Tao Dance Theater is one of the few Chinese companies to make regular appearances on Western stages, drawing equally on locally informed aesthetics and the formalism of postmodern dance and its successors. Scholar Hentyle Yapp profiles the troupe, whose singular style rethinks how we discuss non-Western dance beyond solely the universal or the particular.
© Fan Xi
Tao Dance Theater began in 2008 as a collaboration between Tao Ye, Duan Ni, and Wang Hao, quickly emerging on the global contemporary and modern dance scene. Since then, the company performed across stages in Australia, Asia, the Americas, and Europe. One of their early choreographic masterpieces, 4, established their renown in 2012, helping Tao Dance Theatre become one of the most widely circulated contemporary dance companies from China. Lasting thirty minutes, 4 is emblematic of the company’s larger aesthetic: formalist experimentation that is at times fast-paced, with explosive movements exploring kinetic ricochets across and through the dancers’ bodies with minimal muscular engagement. The company has continued creating works in a numbered series, progressing from 2 all the way up to, most recently, 16 and 17.
Since Tao Ye, one of the choreographers, was educated in Chongqing and worked with Jin Xing Dance Theater and Beijing Modern Dance Company, most journalists and popular discourse have situated the artist and the company primarily within the context of China. However, his use of movement, sound, and costume draws on a long legacy of aesthetic experimentation and formalism, prompting many reviewers to compare him to US and European luminaries like Lucinda Childs and Anne Teresa De Keersmaeker. This formalist approach can be seen either as an all-encompassing lens by which to understand Tao’s choreography or as an aesthetic at odds with his Chineseness. Yet Tao Dance Theater is neither merely an example of a Chinese company nor simply a universal instance of modern and contemporary dance; instead, their unique aesthetics and genealogies expand how we consider and discuss dance increasingly emerging from the non-West.

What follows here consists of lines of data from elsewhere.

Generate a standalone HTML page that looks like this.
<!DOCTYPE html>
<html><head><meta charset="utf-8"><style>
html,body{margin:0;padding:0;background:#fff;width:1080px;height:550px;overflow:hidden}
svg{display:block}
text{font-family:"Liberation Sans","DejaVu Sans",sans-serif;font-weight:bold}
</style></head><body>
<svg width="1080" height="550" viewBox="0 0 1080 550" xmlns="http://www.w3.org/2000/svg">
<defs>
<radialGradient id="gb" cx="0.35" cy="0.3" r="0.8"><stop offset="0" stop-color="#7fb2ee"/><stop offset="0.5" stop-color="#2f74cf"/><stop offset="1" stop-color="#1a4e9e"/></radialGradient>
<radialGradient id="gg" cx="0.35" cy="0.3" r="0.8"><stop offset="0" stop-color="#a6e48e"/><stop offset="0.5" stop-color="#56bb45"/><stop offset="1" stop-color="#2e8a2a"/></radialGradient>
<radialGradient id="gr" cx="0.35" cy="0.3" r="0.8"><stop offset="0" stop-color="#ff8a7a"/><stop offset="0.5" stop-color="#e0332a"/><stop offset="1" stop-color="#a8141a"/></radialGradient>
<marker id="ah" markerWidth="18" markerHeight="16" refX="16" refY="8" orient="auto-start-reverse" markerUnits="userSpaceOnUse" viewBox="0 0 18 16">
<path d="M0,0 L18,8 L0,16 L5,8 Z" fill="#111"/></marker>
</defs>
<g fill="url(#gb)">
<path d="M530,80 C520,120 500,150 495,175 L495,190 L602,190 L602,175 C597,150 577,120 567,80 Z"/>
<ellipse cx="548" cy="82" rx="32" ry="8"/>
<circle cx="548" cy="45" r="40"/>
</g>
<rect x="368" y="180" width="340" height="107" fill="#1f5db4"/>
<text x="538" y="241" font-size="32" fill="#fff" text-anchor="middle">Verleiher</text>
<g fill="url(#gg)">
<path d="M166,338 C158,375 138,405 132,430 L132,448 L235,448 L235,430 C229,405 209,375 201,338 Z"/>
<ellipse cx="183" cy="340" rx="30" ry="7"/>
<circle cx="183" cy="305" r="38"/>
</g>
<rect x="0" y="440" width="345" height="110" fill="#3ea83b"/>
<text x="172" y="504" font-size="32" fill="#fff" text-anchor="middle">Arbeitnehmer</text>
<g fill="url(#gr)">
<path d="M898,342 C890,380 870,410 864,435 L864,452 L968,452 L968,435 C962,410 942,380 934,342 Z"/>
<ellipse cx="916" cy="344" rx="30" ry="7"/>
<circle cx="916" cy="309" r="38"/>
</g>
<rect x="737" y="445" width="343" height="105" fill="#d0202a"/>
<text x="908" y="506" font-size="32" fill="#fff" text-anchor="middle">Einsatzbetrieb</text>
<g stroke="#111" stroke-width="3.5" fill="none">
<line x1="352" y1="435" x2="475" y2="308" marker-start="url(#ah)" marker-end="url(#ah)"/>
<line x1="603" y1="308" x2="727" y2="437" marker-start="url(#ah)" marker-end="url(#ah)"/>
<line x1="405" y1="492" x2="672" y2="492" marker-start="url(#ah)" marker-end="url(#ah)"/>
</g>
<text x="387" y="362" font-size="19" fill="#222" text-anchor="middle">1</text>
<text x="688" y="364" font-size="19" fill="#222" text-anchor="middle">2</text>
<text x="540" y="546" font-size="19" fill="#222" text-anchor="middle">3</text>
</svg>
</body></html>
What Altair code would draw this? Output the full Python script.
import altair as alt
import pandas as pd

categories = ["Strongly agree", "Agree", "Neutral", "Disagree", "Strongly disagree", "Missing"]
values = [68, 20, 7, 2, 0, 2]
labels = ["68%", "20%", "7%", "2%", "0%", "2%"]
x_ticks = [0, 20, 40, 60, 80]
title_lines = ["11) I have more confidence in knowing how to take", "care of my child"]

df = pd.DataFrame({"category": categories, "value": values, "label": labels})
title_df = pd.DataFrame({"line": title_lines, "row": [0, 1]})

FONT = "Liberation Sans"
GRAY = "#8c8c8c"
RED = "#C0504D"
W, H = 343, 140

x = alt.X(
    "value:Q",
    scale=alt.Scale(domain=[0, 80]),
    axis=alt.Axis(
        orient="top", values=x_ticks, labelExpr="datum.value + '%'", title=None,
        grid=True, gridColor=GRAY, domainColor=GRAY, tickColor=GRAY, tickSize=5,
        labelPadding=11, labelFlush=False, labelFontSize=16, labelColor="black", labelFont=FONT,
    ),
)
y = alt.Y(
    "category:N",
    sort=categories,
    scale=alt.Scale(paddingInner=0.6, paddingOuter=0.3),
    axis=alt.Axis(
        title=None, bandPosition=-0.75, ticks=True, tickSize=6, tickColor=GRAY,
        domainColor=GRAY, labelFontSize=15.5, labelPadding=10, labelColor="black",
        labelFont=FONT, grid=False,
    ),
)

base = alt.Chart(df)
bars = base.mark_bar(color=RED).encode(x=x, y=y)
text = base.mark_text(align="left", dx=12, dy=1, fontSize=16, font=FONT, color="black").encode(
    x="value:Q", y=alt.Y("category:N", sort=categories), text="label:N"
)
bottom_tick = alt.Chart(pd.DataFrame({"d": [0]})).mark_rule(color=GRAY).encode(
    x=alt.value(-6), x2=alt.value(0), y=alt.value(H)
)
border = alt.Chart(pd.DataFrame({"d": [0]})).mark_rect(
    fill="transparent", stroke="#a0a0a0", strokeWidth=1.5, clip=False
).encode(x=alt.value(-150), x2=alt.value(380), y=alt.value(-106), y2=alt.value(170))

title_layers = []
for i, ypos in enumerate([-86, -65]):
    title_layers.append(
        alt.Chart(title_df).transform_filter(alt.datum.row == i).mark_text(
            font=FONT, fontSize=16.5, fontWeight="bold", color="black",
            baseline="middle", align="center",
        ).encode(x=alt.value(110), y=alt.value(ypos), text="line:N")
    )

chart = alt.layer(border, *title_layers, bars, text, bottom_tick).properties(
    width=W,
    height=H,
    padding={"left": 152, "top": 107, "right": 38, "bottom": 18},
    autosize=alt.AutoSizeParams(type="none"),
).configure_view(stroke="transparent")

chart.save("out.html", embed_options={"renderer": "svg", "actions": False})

Tao Ye was first introduced to modern and contemporary dance while performing in an army troupe. During an impromptu class, a teacher from Shanghai’s Jin Xing Dance Theater introduced the choreographer to the aesthetics of modern and contemporary dance. Afterwards, Tao Ye went on to work for two of China’s largest modern dance companies, as mentioned above. Within China’s broader dance ecosystem, Tao Dance Theater certainly draws from a rich genealogy of modern/contemporary dance artists from China, Taiwan, Japan, and Hong Kong. Choreographers such as Lin Hwai-Min, Shen Wei, Yin Mei, and Eiko & Koma, among others, have established and expanded our understanding of modern and contemporary dance emerging across Asia and its diasporas.
In addition to the choreographers mentioned above, Tao Dance Theater works within a dance vocabulary that emphasizes movement experimentation, drawing from influences such as Trisha Brown’s release technique, while moving toward aesthetic form. Since training in modern dance in China, Tao Ye has constructed what he calls a “circular movement system.” To generate movement, the choreographer asks dancers to activate all limbs and joints in ways that explore the relationship between different points: a point that triggers motion, another that initiates movement from one point to another, and the movement of a single point. Together, this system trains dancers to develop a dual sense of control and release. Through such experimentation, the company uses the body to explore ideas centered on formalism, in the vein of Merce Cunningham, Lucinda Childs, Ralph Lemon, and Boris Charmatz. What Tao Dance Theater has in common with these choreographers is a commitment to experimenting with movement and its possibilities in order to expand and reconsider our understanding of movement, the body, dance, time, and space.
The company operates across, within, and beyond these two genealogies that draw from across Asia and the larger world. The company is neither simply a particularized example of a Chinese company nor purely part of a universal dance community centered on formalism and experimentation. Its existence as both complicates the easy, automatic narratives often discussed separately. By placing these perspectives together, we might begin to ask a different set of questions: How have artists drawn from their particular contexts to engage broader, universal aesthetics and questions—not only Tao Ye in contemporary China, but also Merce Cunningham in the US in the 1960s? Why is our available discourse structured in ways that do not allow for a more expansive engagement with both the universal and the particular?
By delving into the multiple traditions and genealogies that Tao Dance Theater works within, we begin to open up the discourse around movement, especially as more companies from beyond the major centers of contemporary and modern dance (presumed to be the US and Western Europe) continue to circulate. These companies are not merely emblematic of their local contexts, reducing dance to an ethnographic snapshot of a locale like China. Nor are they solely part of some universal language centered on movement and the body. Rather, these companies provide the opportunity to rethink and rework how we discuss dance beyond the dichotomy of the universal and the particular.
Hentyle Yapp is an associate professor of performance studies at the University of California, San Diego. He is the author of Minor China: Method, Materialisms, and the Aesthetic and the co-editor of Saturation: Race, Art, and the Circulation of Value. A former professional dancer, he has performed with companies in New York, Taiwan, and San Francisco.